Monday, 21 December 2009

Monkeys and Parrots 5.
How to display your bootlaces.

Quite a lot of my "Monkeys and Parrots" memoir -- most of it in fact, as it currently stands -- is about my National Service with the Royal Corps of Signals. There's a longish section on the basic training we had at Catterick Camp in North Yorkshire, in the freezing Winter of 55 -- 56. There are a few paragraphs about the rigours of kit inspection, and this little snippet describes how we had to display our spare bootlaces.

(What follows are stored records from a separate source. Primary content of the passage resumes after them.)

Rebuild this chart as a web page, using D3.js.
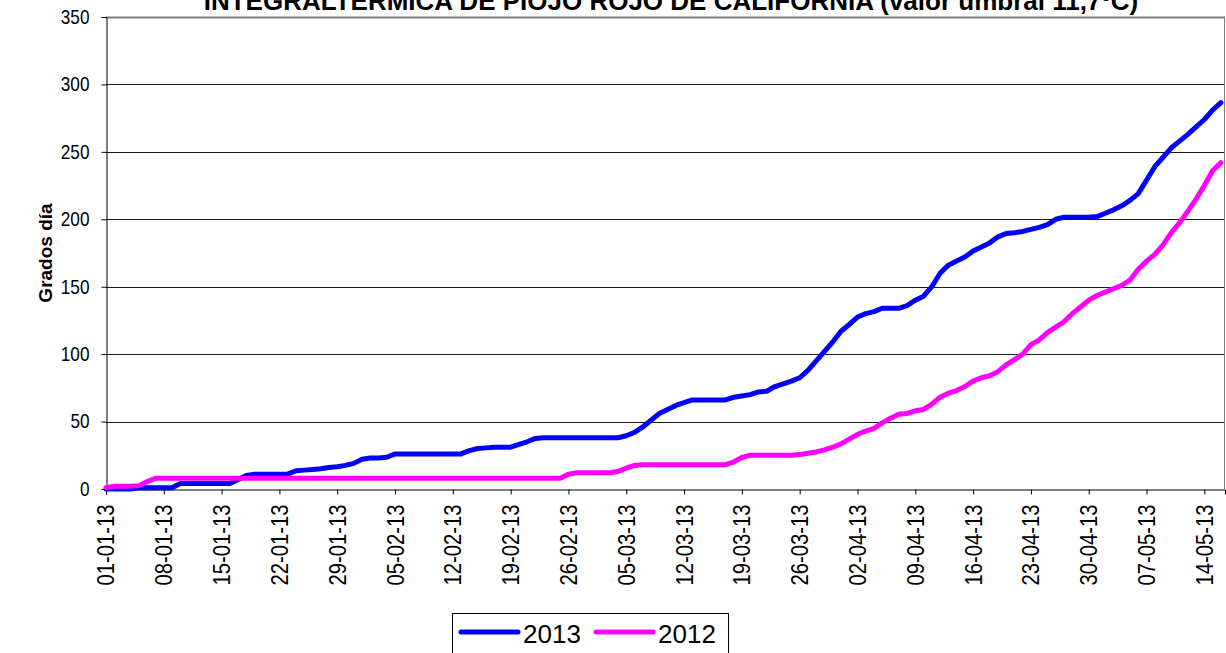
<!DOCTYPE html>
<html>
<head>
<meta charset="utf-8">
<script src="https://cdn.jsdelivr.net/npm/d3@7"></script>
<style>
  body { margin: 0; background: #fff; }
  svg { display: block; font-family: 'Liberation Sans', Arial, sans-serif; }
</style>
</head>
<body>
<div id="chart"></div>
<script>
// first day of the series, one value per day after it
const startDate = new Date(2013, 0, 1);

const tickLabels = [
  '01-01-13', '08-01-13', '15-01-13', '22-01-13', '29-01-13', '05-02-13',
  '12-02-13', '19-02-13', '26-02-13', '05-03-13', '12-03-13', '19-03-13',
  '26-03-13', '02-04-13', '09-04-13', '16-04-13', '23-04-13', '30-04-13',
  '07-05-13', '14-05-13'
];

const yTicks = [0, 50, 100, 150, 200, 250, 300, 350];

const seriesNames = ['2013', '2012'];
const seriesColors = ['#0000ff', '#ff00ff'];

// grados dia acumulados 2013
const values2013 = [
  0, 0, 0, 0, 1, 1, 1, 1, 1, 4, 4, 4, 4, 4, 4, 4, 7, 10, 11, 11, 11, 11, 11,
  13.5, 14, 14.5, 15, 16, 16.5, 17.5, 19, 22, 23, 23, 23.5, 26,
  26, 26, 26, 26, 26, 26, 26, 26,
  28.5, 30, 30.5, 31, 31, 31, 33, 35, 37.5,
  38, 38, 38, 38, 38, 38, 38, 38, 38, 38,
  39.5, 42, 46, 51, 56, 59, 62, 64, 66,
  66, 66, 66, 66,
  68, 69, 70, 72, 72.5, 76, 78, 80, 82.5,
  88, 95, 102, 109, 117, 122, 127.5, 130, 131.5, 134, 134, 134,
  136, 140, 143, 150, 160, 166, 169, 172, 176.5, 179.5, 182.5, 187, 189.5,
  190, 191, 192.5, 194, 196, 200,
  201.5, 201.5, 201.5, 201.5,
  202, 204.5, 207, 210, 214, 219, 229, 239, 246, 253, 258, 263, 268.5, 274,
  281, 286.5
];

// grados dia acumulados 2012
const values2012 = [
  1, 2, 2, 2, 2.5, 5.5, 8,
  8, 8, 8, 8, 8, 8, 8, 8, 8, 8, 8, 8, 8, 8, 8, 8, 8, 8, 8, 8, 8, 8, 8, 8,
  8, 8, 8, 8, 8, 8, 8, 8, 8, 8, 8, 8, 8, 8, 8, 8, 8, 8, 8, 8, 8, 8, 8, 8, 8,
  11, 12, 12, 12, 12, 12,
  13, 15.5, 17.5, 18,
  18, 18, 18, 18, 18, 18, 18, 18, 18, 18,
  20, 23.5, 25,
  25, 25, 25, 25, 25,
  25.5, 26.5, 27.5, 29, 31, 33.5, 37, 40.5, 43, 45, 49, 52.5, 55.5, 56, 58,
  59, 63, 68, 71, 73, 76, 80, 82.5, 84, 87, 92, 96, 100, 107, 110.5,
  116, 120, 124, 130, 135, 140, 143.5, 146, 148.5, 151, 155, 163, 169, 174,
  181, 190, 197.5, 206, 215, 225, 236, 242
];

const totalW = 1226;
const totalH = 653;
const margin = { top: 17, right: 1, bottom: 164, left: 106 };
const width = totalW - margin.left - margin.right;
const height = totalH - margin.top - margin.bottom;

const parseTick = d3.timeParse('%d-%m-%y');
const day = (i) => d3.timeDay.offset(startDate, i);

const svg = d3
  .select('#chart')
  .append('svg')
  .attr('width', totalW)
  .attr('height', totalH);

const group = svg
  .append('g')
  .attr('transform', 'translate(' + margin.left + ',' + margin.top + ')');

const x = d3
  .scaleTime()
  .domain([startDate, d3.timeHour.offset(startDate, 135.5 * 24)])
  .range([0, width]);

const y = d3.scaleLinear().domain([0, 350]).range([height, 0]);

// gridlines
group
  .append('g')
  .selectAll('line')
  .data(yTicks.filter((d) => d > 0))
  .enter()
  .append('line')
  .attr('x1', 0)
  .attr('x2', width)
  .attr('y1', (d) => Math.round(y(d)) + 0.5)
  .attr('y2', (d) => Math.round(y(d)) + 0.5)
  .attr('stroke', (d) => (d === 350 ? '#808080' : '#1a1a1a'))
  .attr('stroke-width', (d) => (d === 350 ? 2 : 1));

// right border of plot area
group
  .append('line')
  .attr('x1', width - 0.5)
  .attr('x2', width - 0.5)
  .attr('y1', 0)
  .attr('y2', height)
  .attr('stroke', '#808080');

// y axis, labels a bit condensed like the original
const yAxis = (g) =>
  g
    .attr('transform', 'translate(0.5,0)')
    .call(d3.axisLeft(y).tickValues(yTicks).tickSize(5).tickPadding(12))
    .call((gr) => gr.select('.domain').attr('stroke', '#000'))
    .call((gr) =>
      gr
        .selectAll('.tick text')
        .attr('font-size', 20)
        .attr('fill', '#000')
        .attr('font-family', null)
        .attr('x', 0)
        .attr('transform', 'translate(-17,0) scale(0.86,1)')
    );

group.append('g').call(yAxis);

// x axis with rotated date labels
const xAxis = (g) =>
  g
    .attr('transform', `translate(0, ${Math.round(height) + 0.5})`)
    .call(
      d3
        .axisBottom(x)
        .tickValues(tickLabels.map(parseTick))
        .tickFormat((d, i) => tickLabels[i])
        .tickSize(5)
    )
    .call((gr) => gr.select('.domain').attr('stroke', '#000'))
    .call((gr) =>
      gr
        .selectAll('.tick text')
        .attr('font-size', 23)
        .attr('font-family', null)
        .attr('fill', '#000')
        .attr('text-anchor', 'end')
        .attr('dominant-baseline', 'central')
        .attr('dy', null)
        .attr('x', 0)
        .attr('y', 0)
        .attr('transform', 'rotate(-90) translate(-15,0) scale(0.88,1)')
    );

group.append('g').call(xAxis);

// series lines
const line = d3
  .line()
  .x((d, i) => x(day(i)))
  .y((d) => y(d));

[values2013, values2012].forEach((vals, k) => {
  group
    .append('path')
    .datum(vals)
    .attr('fill', 'none')
    .attr('stroke', seriesColors[k])
    .attr('stroke-width', 5)
    .attr('stroke-linejoin', 'round')
    .attr('stroke-linecap', 'round')
    .attr('d', line);
});

// title (top half is cut by the picture edge, as in the original)
svg
  .append('text')
  .attr('x', 671)
  .attr('y', 10)
  .attr('text-anchor', 'middle')
  .attr('font-weight', 'bold')
  .attr('font-size', 26)
  .text('INTEGRALTÉRMICA DE PIOJO ROJO DE CALIFORNIA (valor umbral 11,7ºC)');

// y label
svg
  .append('text')
  .attr('transform', 'translate(52,253) rotate(-90)')
  .attr('text-anchor', 'middle')
  .attr('font-weight', 'bold')
  .attr('font-size', 19)
  .text('Grados día');

// legend
const legend = svg.append('g');
legend
  .append('rect')
  .attr('x', 452.5)
  .attr('y', 613.5)
  .attr('width', 276)
  .attr('height', 45)
  .attr('fill', '#fff')
  .attr('stroke', '#000');

const legendX = [461, 596];
seriesNames.forEach((name, k) => {
  legend
    .append('line')
    .attr('x1', legendX[k])
    .attr('x2', legendX[k] + 57)
    .attr('y1', 632)
    .attr('y2', 632)
    .attr('stroke', seriesColors[k])
    .attr('stroke-width', 5)
    .attr('stroke-linecap', 'round');
  legend
    .append('text')
    .attr('x', legendX[k] + 62)
    .attr('y', 643)
    .attr('font-size', 26)
    .text(name);
});
</script>
</body>
</html>
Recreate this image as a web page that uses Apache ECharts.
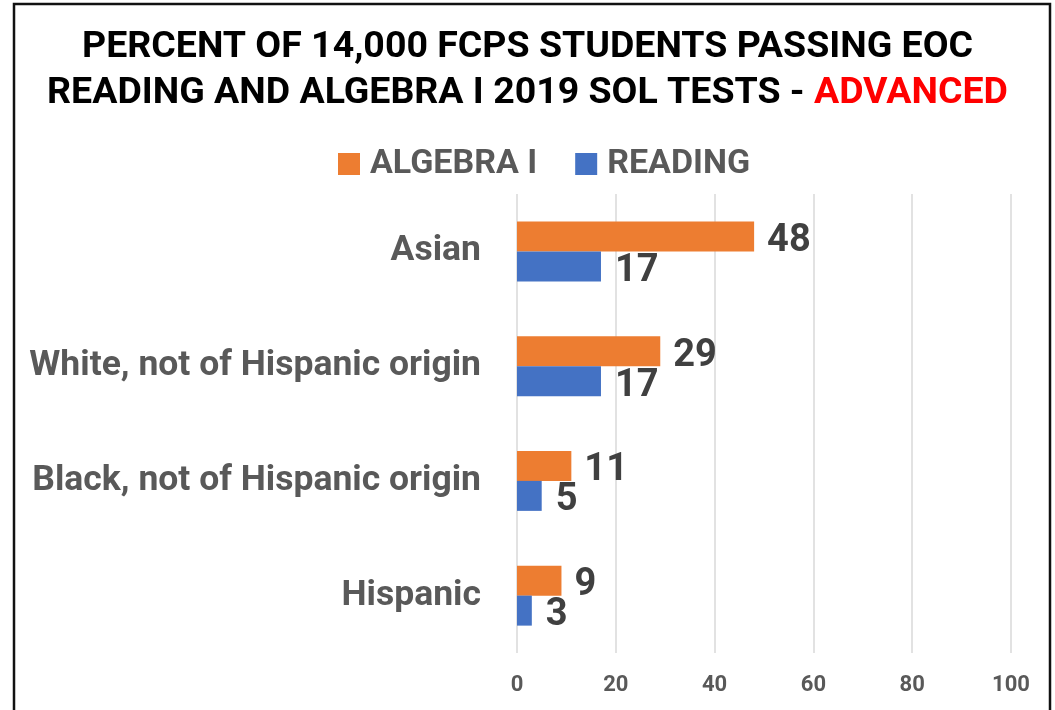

Spare bootlaces. The dividing line between spare bootlaces and insanity is finer than you think. That’s because this is how, in 1955, with the Cold War at its height, the Royal Corps of Signals, at the very core of the Free World’s communications systems, displayed its spare bootlaces for inspection.
First, you took your bootlace -- which was of leather and maybe two or three millimetres square in section – and coiled it tightly so that it became a flat disc a little larger than an old penny. Then, using a piece of black cotton, you tied it so that it would stay coiled.
That was just the start, the easy bit. The object now was to treat the coiled bootlace in such a way that the coils themselves – and, if possible, the cotton thread -- became invisible, and you were left holding a shining black disc. This you achieved first by ironing the bootlace disc on both sides with a hot iron, and then by polishing it with boot polish. The process was repeated until you had an object of beauty the real nature of which could not have been guessed by anyone outside of the madhouse which was the armed forces in the Nineteen Fifties.
From your two spare bootlaces you crafted two of these jewel-like objects, and displayed them proudly, in their allocated correct positions, on your kit layout.
The really, really, sad thing about this was that you could get really absorbed in the task -- relishing the challenge of producing the best spare bootlace display in the Regiment.
All of this kind of thing has been described many times, and I only mention it here so as to confirm its truth, in support of all those National Service veterans who are assumed to be rambling and senile when they tell their tales. Don’t trouble your head wondering at the sense of it all, because there never was any. However incredible the stories you hear of bullshit in the barrack rooms, don’t doubt, only believe.